Muasır, çağdaş anlamına gelmektedir. Peki biz neden muasır medeniyetler seviyesine ulaşamadık? Bana göre bizim ekonomik, sosyal, kültürel, toplumsal vb. alanlarda bir türlü istediğimiz gelişmeyi gösteremeyişimiz bizim olayları sadece kendimize göre değerlendirmemizden kaynaklanıyor. Bunu biraz açalım isterseniz.
Bir yanlışı kendimiz yapıyorsak yaptığımız bu yanlış bize gayet normal bir şeymiş gibi geliyor ama yanlışı yapan başkası ise başlıyoruz söylenmeye, şikayete. Örneğin, kırmızı ışıkta geçen bizsek bu bizi hiç rahatsız etmiyor. Sanki gayet normal bir şeymiş gibi düşünüyoruz. Hatta bu bizim hakkımızmış gibi geliyor bize. Kırmızı ışıkta geçen başkası ise hemen başlıyoruz eleştirmeye, söylenmeye. Bu şekilde düşündükçe ve bu şekilde davrandıkça hiçbir ilerleme kaydedemeyiz. Bunun gibi daha birçok örnek verebiliriz.
Ortada yapılan bir yanlış varsa kimin yaptığının bir önemi yoktur. Biz ya da başkası fark etmez. Doğru tektir, bana göresi sana göresi ona göresi olmaz doğrunun. Bana faydası varsa doğru yoksa yanlış mantığıyla daha ne kadar devam edebiliriz?

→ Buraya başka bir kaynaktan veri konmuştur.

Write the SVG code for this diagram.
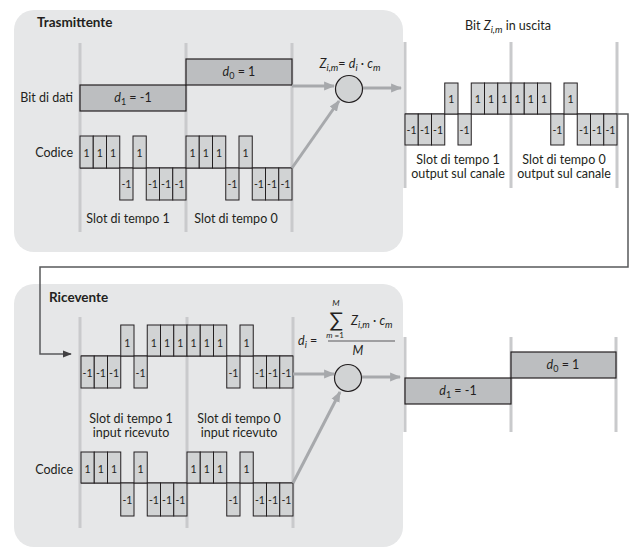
<svg xmlns="http://www.w3.org/2000/svg" width="640" height="555" viewBox="0 0 640 555">
<defs>
<style>
text{font-family:Lato,"Open Sans","DejaVu Sans",sans-serif;fill:#231f20}
.lbl{font-size:12.5px}
.ttl{font-size:13.5px;font-weight:bold}
.ct{font-size:10.5px;text-anchor:middle}
.mid{text-anchor:middle}
.end{text-anchor:end}
.it{font-style:italic}
.panel{fill:#e6e7e8}
.vl{stroke:#c9cacc;stroke-width:3;fill:none}
.chip{fill:#d1d3d4;stroke:#231f20;stroke-width:1}
.base{stroke:#231f20;stroke-width:1;fill:none}
.bit{fill:#bcbec0;stroke:#231f20;stroke-width:1.2}
.ga{stroke:#a7a9ac;stroke-width:3;fill:none}
.circ{fill:#d1d3d4;stroke:#231f20;stroke-width:1.2}
.conn{stroke:#58595b;stroke-width:1.5;fill:none}
</style>
<marker id="ag" viewBox="0 0 10 10" refX="9" refY="5" markerWidth="11" markerHeight="11" markerUnits="userSpaceOnUse" orient="auto"><path d="M0,1 L10,5 L0,9 z" fill="#a7a9ac"/></marker>
<marker id="ad" viewBox="0 0 10 10" refX="9" refY="5" markerWidth="9" markerHeight="9" markerUnits="userSpaceOnUse" orient="auto"><path d="M0,1 L10,5 L0,9 z" fill="#414042"/></marker>
</defs>

<!-- Transmitter panel -->
<g id="trasmittente">
<rect class="panel" x="14" y="10" width="389" height="242" rx="20"/>
<text class="ttl" x="37" y="27">Trasmittente</text>
<path class="vl" d="M80,43V232M186,43V232M292,43V232"/>
</g>

<g id="bit-dati-tx">
<text class="lbl end" x="73" y="102">Bit di dati</text>
<rect class="bit" x="80" y="85" width="106" height="26"/>
<text class="lbl mid" x="133" y="102"><tspan class="it">d</tspan><tspan font-size="9" dy="3">1</tspan><tspan dy="-3"> = -1</tspan></text>
<rect class="bit" x="186" y="59" width="106" height="26"/>
<text class="lbl mid" x="239" y="76"><tspan class="it">d</tspan><tspan font-size="9" dy="3">0</tspan><tspan dy="-3"> = 1</tspan></text>
</g>

<g id="codice-tx">
<text class="lbl end" x="73" y="157">Codice</text>
<path class="base" d="M80,168H292"/>
<rect class="chip" x="80" y="136" width="13.25" height="32"/><text class="ct" x="86.6" y="157">1</text>
<rect class="chip" x="93.25" y="136" width="13.25" height="32"/><text class="ct" x="99.9" y="157">1</text>
<rect class="chip" x="106.5" y="136" width="13.25" height="32"/><text class="ct" x="113.1" y="157">1</text>
<rect class="chip" x="119.75" y="168" width="13.25" height="32"/><text class="ct" x="126.4" y="188">-1</text>
<rect class="chip" x="133" y="136" width="13.25" height="32"/><text class="ct" x="139.6" y="157">1</text>
<rect class="chip" x="146.25" y="168" width="13.25" height="32"/><text class="ct" x="152.9" y="188">-1</text>
<rect class="chip" x="159.5" y="168" width="13.25" height="32"/><text class="ct" x="166.1" y="188">-1</text>
<rect class="chip" x="172.75" y="168" width="13.25" height="32"/><text class="ct" x="179.4" y="188">-1</text>
<rect class="chip" x="186" y="136" width="13.25" height="32"/><text class="ct" x="192.6" y="157">1</text>
<rect class="chip" x="199.25" y="136" width="13.25" height="32"/><text class="ct" x="205.9" y="157">1</text>
<rect class="chip" x="212.5" y="136" width="13.25" height="32"/><text class="ct" x="219.1" y="157">1</text>
<rect class="chip" x="225.75" y="168" width="13.25" height="32"/><text class="ct" x="232.4" y="188">-1</text>
<rect class="chip" x="239" y="136" width="13.25" height="32"/><text class="ct" x="245.6" y="157">1</text>
<rect class="chip" x="252.25" y="168" width="13.25" height="32"/><text class="ct" x="258.9" y="188">-1</text>
<rect class="chip" x="265.5" y="168" width="13.25" height="32"/><text class="ct" x="272.1" y="188">-1</text>
<rect class="chip" x="278.75" y="168" width="13.25" height="32"/><text class="ct" x="285.4" y="188">-1</text>
<text class="lbl mid" x="128" y="223">Slot di tempo 1</text>
<text class="lbl mid" x="236" y="223">Slot di tempo 0</text>
</g>

<g id="moltiplicatore-tx">
<text class="lbl mid" x="350" y="68"><tspan class="it">Z</tspan><tspan class="it" font-size="9.5" dy="3">i,m</tspan><tspan dy="-3">= </tspan><tspan class="it">d</tspan><tspan class="it" font-size="9.5" dy="3">i</tspan><tspan dy="-3"> · </tspan><tspan class="it">c</tspan><tspan class="it" font-size="9.5" dy="3">m</tspan></text>
<circle class="circ" cx="349" cy="89" r="13.5"/>
</g>

<!-- Output on channel -->
<g id="uscita">
<text class="lbl mid" x="508" y="30">Bit <tspan class="it">Z</tspan><tspan class="it" font-size="9.5" dy="3">i,m</tspan><tspan dy="-3"> in uscita</tspan></text>
<path class="vl" d="M405,42V188M511,42V188M617,42V188"/>
<path class="base" d="M405,114H617"/>
<rect class="chip" x="405" y="114" width="13.25" height="31"/><text class="ct" x="411.6" y="134">-1</text>
<rect class="chip" x="418.25" y="114" width="13.25" height="31"/><text class="ct" x="424.9" y="134">-1</text>
<rect class="chip" x="431.5" y="114" width="13.25" height="31"/><text class="ct" x="438.1" y="134">-1</text>
<rect class="chip" x="444.75" y="83" width="13.25" height="31"/><text class="ct" x="451.4" y="103">1</text>
<rect class="chip" x="458" y="114" width="13.25" height="31"/><text class="ct" x="464.6" y="134">-1</text>
<rect class="chip" x="471.25" y="83" width="13.25" height="31"/><text class="ct" x="477.9" y="103">1</text>
<rect class="chip" x="484.5" y="83" width="13.25" height="31"/><text class="ct" x="491.1" y="103">1</text>
<rect class="chip" x="497.75" y="83" width="13.25" height="31"/><text class="ct" x="504.4" y="103">1</text>
<rect class="chip" x="511" y="83" width="13.25" height="31"/><text class="ct" x="517.6" y="103">1</text>
<rect class="chip" x="524.25" y="83" width="13.25" height="31"/><text class="ct" x="530.9" y="103">1</text>
<rect class="chip" x="537.5" y="83" width="13.25" height="31"/><text class="ct" x="544.1" y="103">1</text>
<rect class="chip" x="550.75" y="114" width="13.25" height="31"/><text class="ct" x="557.4" y="134">-1</text>
<rect class="chip" x="564" y="83" width="13.25" height="31"/><text class="ct" x="570.6" y="103">1</text>
<rect class="chip" x="577.25" y="114" width="13.25" height="31"/><text class="ct" x="583.9" y="134">-1</text>
<rect class="chip" x="590.5" y="114" width="13.25" height="31"/><text class="ct" x="597.1" y="134">-1</text>
<rect class="chip" x="603.75" y="114" width="13.25" height="31"/><text class="ct" x="610.4" y="134">-1</text>
<text class="lbl mid" x="458" y="164">Slot di tempo 1</text>
<text class="lbl mid" x="458" y="178">output sul canale</text>
<text class="lbl mid" x="564" y="164">Slot di tempo 0</text>
<text class="lbl mid" x="564" y="178">output sul canale</text>
</g>

<!-- Receiver panel -->
<g id="ricevente">
<rect class="panel" x="14" y="284" width="389" height="263" rx="20"/>
<text class="ttl" x="49" y="302">Ricevente</text>
<path class="vl" d="M80,317V528M187,317V528M293,317V528"/>
</g>

<g id="ricevuto">
<path class="base" d="M81,356H293"/>
<rect class="chip" x="81" y="356" width="13.25" height="32"/><text class="ct" x="87.6" y="377">-1</text>
<rect class="chip" x="94.25" y="356" width="13.25" height="32"/><text class="ct" x="100.9" y="377">-1</text>
<rect class="chip" x="107.5" y="356" width="13.25" height="32"/><text class="ct" x="114.1" y="377">-1</text>
<rect class="chip" x="120.75" y="325" width="13.25" height="31"/><text class="ct" x="127.4" y="347">1</text>
<rect class="chip" x="134" y="356" width="13.25" height="32"/><text class="ct" x="140.6" y="377">-1</text>
<rect class="chip" x="147.25" y="325" width="13.25" height="31"/><text class="ct" x="153.9" y="347">1</text>
<rect class="chip" x="160.5" y="325" width="13.25" height="31"/><text class="ct" x="167.1" y="347">1</text>
<rect class="chip" x="173.75" y="325" width="13.25" height="31"/><text class="ct" x="180.4" y="347">1</text>
<rect class="chip" x="187" y="325" width="13.25" height="31"/><text class="ct" x="193.6" y="347">1</text>
<rect class="chip" x="200.25" y="325" width="13.25" height="31"/><text class="ct" x="206.9" y="347">1</text>
<rect class="chip" x="213.5" y="325" width="13.25" height="31"/><text class="ct" x="220.1" y="347">1</text>
<rect class="chip" x="226.75" y="356" width="13.25" height="32"/><text class="ct" x="233.4" y="377">-1</text>
<rect class="chip" x="240" y="325" width="13.25" height="31"/><text class="ct" x="246.6" y="347">1</text>
<rect class="chip" x="253.25" y="356" width="13.25" height="32"/><text class="ct" x="259.9" y="377">-1</text>
<rect class="chip" x="266.5" y="356" width="13.25" height="32"/><text class="ct" x="273.1" y="377">-1</text>
<rect class="chip" x="279.75" y="356" width="13.25" height="32"/><text class="ct" x="286.4" y="377">-1</text>
<text class="lbl mid" x="131" y="423">Slot di tempo 1</text>
<text class="lbl mid" x="131" y="437">input ricevuto</text>
<text class="lbl mid" x="239" y="423">Slot di tempo 0</text>
<text class="lbl mid" x="239" y="437">input ricevuto</text>
</g>

<g id="codice-rx">
<text class="lbl end" x="73" y="474">Codice</text>
<path class="base" d="M81,483H293"/>
<rect class="chip" x="81" y="452" width="13.25" height="31"/><text class="ct" x="87.6" y="473">1</text>
<rect class="chip" x="94.25" y="452" width="13.25" height="31"/><text class="ct" x="100.9" y="473">1</text>
<rect class="chip" x="107.5" y="452" width="13.25" height="31"/><text class="ct" x="114.1" y="473">1</text>
<rect class="chip" x="120.75" y="483" width="13.25" height="33"/><text class="ct" x="127.4" y="504">-1</text>
<rect class="chip" x="134" y="452" width="13.25" height="31"/><text class="ct" x="140.6" y="473">1</text>
<rect class="chip" x="147.25" y="483" width="13.25" height="33"/><text class="ct" x="153.9" y="504">-1</text>
<rect class="chip" x="160.5" y="483" width="13.25" height="33"/><text class="ct" x="167.1" y="504">-1</text>
<rect class="chip" x="173.75" y="483" width="13.25" height="33"/><text class="ct" x="180.4" y="504">-1</text>
<rect class="chip" x="187" y="452" width="13.25" height="31"/><text class="ct" x="193.6" y="473">1</text>
<rect class="chip" x="200.25" y="452" width="13.25" height="31"/><text class="ct" x="206.9" y="473">1</text>
<rect class="chip" x="213.5" y="452" width="13.25" height="31"/><text class="ct" x="220.1" y="473">1</text>
<rect class="chip" x="226.75" y="483" width="13.25" height="33"/><text class="ct" x="233.4" y="504">-1</text>
<rect class="chip" x="240" y="452" width="13.25" height="31"/><text class="ct" x="246.6" y="473">1</text>
<rect class="chip" x="253.25" y="483" width="13.25" height="33"/><text class="ct" x="259.9" y="504">-1</text>
<rect class="chip" x="266.5" y="483" width="13.25" height="33"/><text class="ct" x="273.1" y="504">-1</text>
<rect class="chip" x="279.75" y="483" width="13.25" height="33"/><text class="ct" x="286.4" y="504">-1</text>
</g>

<g id="moltiplicatore-rx">
<text class="lbl" x="298" y="345"><tspan class="it">d</tspan><tspan class="it" font-size="9.5" dy="3">i</tspan><tspan dy="-3"> =</tspan></text>
<text class="mid it" x="336" y="306" font-size="8.5">M</text>
<text class="mid" x="336" y="327" font-size="20">∑</text>
<text class="mid" x="335" y="338" font-size="8"><tspan class="it">m</tspan> <tspan font-weight="bold">=</tspan>1</text>
<text class="lbl" x="351" y="325"><tspan class="it">Z</tspan><tspan class="it" font-size="9.5" dy="3">i,m</tspan><tspan dy="-3"> · </tspan><tspan class="it">c</tspan><tspan class="it" font-size="9.5" dy="3">m</tspan></text>
<path d="M328,341H395" stroke="#58595b" stroke-width="1.2"/>
<text class="lbl mid it" x="358" y="355">M</text>
<circle class="circ" cx="348" cy="378" r="13.5"/>
</g>

<g id="bit-dati-rx">
<path class="vl" d="M405,337V432M511,337V432M616,337V432"/>
<rect class="bit" x="405" y="378" width="106" height="26"/>
<text class="lbl mid" x="458" y="395"><tspan class="it">d</tspan><tspan font-size="9" dy="3">1</tspan><tspan dy="-3"> = -1</tspan></text>
<rect class="bit" x="511" y="352" width="105" height="26"/>
<text class="lbl mid" x="563" y="369"><tspan class="it">d</tspan><tspan font-size="9" dy="3">0</tspan><tspan dy="-3"> = 1</tspan></text>
</g>

<g id="connettori">
<path class="ga" d="M292,86H334" marker-end="url(#ag)"/>
<path class="ga" d="M292,168L339,101" marker-end="url(#ag)"/>
<path class="ga" d="M363,88H401" marker-end="url(#ag)"/>
<path class="conn" d="M617,114H628V267H40V354H71" marker-end="url(#ad)"/>
<path class="ga" d="M293,374H334" marker-end="url(#ag)"/>
<path class="ga" d="M293,483L340,392" marker-end="url(#ag)"/>
<path class="ga" d="M362,377H400" marker-end="url(#ag)"/>
</g>
</svg>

Nasreddin Hoca’nın fıkrasında olduğu gibi kazanın doğurduğuna inanıyoruz ama kazanın öldüğüne inanmıyoruz. Olması gereken ne kazanın doğurduğuna ne de öldüğüne inanmak. İşte biz bunu başardığımız gün muasır medeniyetler seviyesine doğru ilk adımımızı attık demektir.